*Direction*:
Begin with the first line of the listing and quote every line through the one containing "Chart.register(...registerables);"; give only those lines.

*Supplied data*:
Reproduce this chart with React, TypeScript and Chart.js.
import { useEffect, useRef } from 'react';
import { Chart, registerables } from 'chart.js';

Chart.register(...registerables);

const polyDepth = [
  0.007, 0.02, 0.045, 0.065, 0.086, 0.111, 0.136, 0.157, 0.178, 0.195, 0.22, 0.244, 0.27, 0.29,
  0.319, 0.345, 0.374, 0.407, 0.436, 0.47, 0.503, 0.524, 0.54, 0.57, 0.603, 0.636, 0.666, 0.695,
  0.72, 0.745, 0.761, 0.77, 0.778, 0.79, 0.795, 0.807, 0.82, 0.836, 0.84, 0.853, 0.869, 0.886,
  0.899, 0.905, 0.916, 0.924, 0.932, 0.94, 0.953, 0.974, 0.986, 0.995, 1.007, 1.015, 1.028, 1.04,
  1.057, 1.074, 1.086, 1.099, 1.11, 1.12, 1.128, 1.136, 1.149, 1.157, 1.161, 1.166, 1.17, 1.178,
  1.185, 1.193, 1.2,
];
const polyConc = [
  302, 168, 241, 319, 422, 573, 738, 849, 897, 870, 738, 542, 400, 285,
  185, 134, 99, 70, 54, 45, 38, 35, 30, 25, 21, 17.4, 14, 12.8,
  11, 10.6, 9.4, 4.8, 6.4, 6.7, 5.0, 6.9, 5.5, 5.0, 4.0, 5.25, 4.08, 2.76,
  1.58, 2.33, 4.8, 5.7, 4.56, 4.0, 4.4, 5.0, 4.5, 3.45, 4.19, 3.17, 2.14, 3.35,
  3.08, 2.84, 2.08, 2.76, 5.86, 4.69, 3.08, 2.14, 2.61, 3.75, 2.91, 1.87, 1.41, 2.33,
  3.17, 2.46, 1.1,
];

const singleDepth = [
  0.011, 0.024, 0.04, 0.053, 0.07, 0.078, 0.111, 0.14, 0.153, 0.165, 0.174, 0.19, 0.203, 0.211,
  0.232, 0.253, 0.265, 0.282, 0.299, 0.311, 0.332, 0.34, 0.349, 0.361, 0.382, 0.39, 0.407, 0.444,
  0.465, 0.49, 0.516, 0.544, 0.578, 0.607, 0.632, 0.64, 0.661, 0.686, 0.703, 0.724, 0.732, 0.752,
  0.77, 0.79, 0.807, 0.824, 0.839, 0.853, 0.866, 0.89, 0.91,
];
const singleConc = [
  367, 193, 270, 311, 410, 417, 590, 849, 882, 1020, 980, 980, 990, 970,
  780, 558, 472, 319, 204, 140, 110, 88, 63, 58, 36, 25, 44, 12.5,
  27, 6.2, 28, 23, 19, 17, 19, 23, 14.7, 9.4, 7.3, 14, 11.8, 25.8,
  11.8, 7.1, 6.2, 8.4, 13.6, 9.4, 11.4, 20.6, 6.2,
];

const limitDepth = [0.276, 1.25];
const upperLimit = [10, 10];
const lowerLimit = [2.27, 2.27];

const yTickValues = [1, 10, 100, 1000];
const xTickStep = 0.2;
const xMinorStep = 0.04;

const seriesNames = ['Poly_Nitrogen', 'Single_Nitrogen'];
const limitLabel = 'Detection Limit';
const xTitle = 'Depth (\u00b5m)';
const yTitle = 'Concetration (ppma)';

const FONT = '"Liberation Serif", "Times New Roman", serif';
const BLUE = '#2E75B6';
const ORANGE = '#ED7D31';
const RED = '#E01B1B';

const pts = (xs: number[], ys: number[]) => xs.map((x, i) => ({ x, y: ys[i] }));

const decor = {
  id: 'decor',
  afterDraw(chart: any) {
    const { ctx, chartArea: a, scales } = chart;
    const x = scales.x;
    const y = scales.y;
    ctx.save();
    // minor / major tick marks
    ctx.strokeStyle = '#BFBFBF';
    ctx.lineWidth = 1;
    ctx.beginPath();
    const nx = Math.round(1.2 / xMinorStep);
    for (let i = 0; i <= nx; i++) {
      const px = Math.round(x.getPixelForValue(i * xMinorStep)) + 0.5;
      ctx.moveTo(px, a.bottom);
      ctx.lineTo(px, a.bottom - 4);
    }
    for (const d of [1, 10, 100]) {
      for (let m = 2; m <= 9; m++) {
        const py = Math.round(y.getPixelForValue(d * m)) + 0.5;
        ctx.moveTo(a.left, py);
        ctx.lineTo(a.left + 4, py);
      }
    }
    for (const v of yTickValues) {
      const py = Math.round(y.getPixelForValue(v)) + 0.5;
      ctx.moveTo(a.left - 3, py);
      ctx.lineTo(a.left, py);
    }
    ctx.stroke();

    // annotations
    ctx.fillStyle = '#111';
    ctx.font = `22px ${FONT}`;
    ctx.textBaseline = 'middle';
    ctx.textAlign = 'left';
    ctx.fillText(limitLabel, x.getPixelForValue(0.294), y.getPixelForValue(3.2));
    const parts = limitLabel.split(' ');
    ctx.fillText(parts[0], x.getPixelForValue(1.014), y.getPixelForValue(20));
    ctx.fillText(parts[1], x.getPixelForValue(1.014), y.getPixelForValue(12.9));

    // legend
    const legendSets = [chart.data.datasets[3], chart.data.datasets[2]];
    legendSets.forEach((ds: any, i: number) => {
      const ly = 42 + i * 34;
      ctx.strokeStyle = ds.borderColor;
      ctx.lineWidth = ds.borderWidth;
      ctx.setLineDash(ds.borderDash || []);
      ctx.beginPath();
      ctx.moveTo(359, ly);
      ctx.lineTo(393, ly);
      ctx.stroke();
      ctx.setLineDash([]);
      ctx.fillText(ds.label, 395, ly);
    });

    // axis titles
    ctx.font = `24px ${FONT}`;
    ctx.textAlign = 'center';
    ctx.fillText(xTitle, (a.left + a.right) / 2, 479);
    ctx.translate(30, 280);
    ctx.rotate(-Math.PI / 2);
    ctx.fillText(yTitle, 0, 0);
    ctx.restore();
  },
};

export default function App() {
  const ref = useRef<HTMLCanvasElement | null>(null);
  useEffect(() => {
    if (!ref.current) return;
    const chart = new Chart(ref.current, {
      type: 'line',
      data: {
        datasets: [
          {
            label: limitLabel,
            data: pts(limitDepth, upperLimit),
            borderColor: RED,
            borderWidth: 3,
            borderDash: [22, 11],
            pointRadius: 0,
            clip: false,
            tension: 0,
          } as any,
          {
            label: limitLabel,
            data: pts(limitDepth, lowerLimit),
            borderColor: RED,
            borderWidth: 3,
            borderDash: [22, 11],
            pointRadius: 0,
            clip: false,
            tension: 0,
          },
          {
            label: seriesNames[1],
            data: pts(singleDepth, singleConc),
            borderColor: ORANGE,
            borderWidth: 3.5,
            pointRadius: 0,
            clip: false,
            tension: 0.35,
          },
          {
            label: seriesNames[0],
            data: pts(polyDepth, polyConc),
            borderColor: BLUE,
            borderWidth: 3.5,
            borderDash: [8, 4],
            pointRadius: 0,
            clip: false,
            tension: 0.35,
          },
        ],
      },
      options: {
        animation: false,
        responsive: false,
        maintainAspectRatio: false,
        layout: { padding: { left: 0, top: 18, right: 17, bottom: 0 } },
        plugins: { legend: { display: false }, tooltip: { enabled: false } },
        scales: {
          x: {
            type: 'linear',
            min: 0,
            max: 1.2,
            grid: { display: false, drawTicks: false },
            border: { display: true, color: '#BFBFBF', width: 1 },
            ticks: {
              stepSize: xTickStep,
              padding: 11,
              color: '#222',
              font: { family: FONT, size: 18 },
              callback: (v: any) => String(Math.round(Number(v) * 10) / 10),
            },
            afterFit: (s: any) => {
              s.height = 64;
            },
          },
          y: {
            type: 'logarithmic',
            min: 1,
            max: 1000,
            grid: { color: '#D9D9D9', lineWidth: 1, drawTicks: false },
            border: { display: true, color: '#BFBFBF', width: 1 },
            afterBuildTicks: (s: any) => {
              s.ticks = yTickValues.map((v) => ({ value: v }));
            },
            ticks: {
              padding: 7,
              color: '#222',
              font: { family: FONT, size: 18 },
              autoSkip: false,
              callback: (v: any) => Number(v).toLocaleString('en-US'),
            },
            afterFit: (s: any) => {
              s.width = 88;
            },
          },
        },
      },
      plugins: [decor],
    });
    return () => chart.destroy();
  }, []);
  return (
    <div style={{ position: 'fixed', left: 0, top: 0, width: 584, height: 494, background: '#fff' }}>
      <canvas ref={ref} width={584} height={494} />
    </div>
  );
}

*Written response*:
Reproduce this chart with React, TypeScript and Chart.js.
import { useEffect, useRef } from 'react';
import { Chart, registerables } from 'chart.js';

Chart.register(...registerables);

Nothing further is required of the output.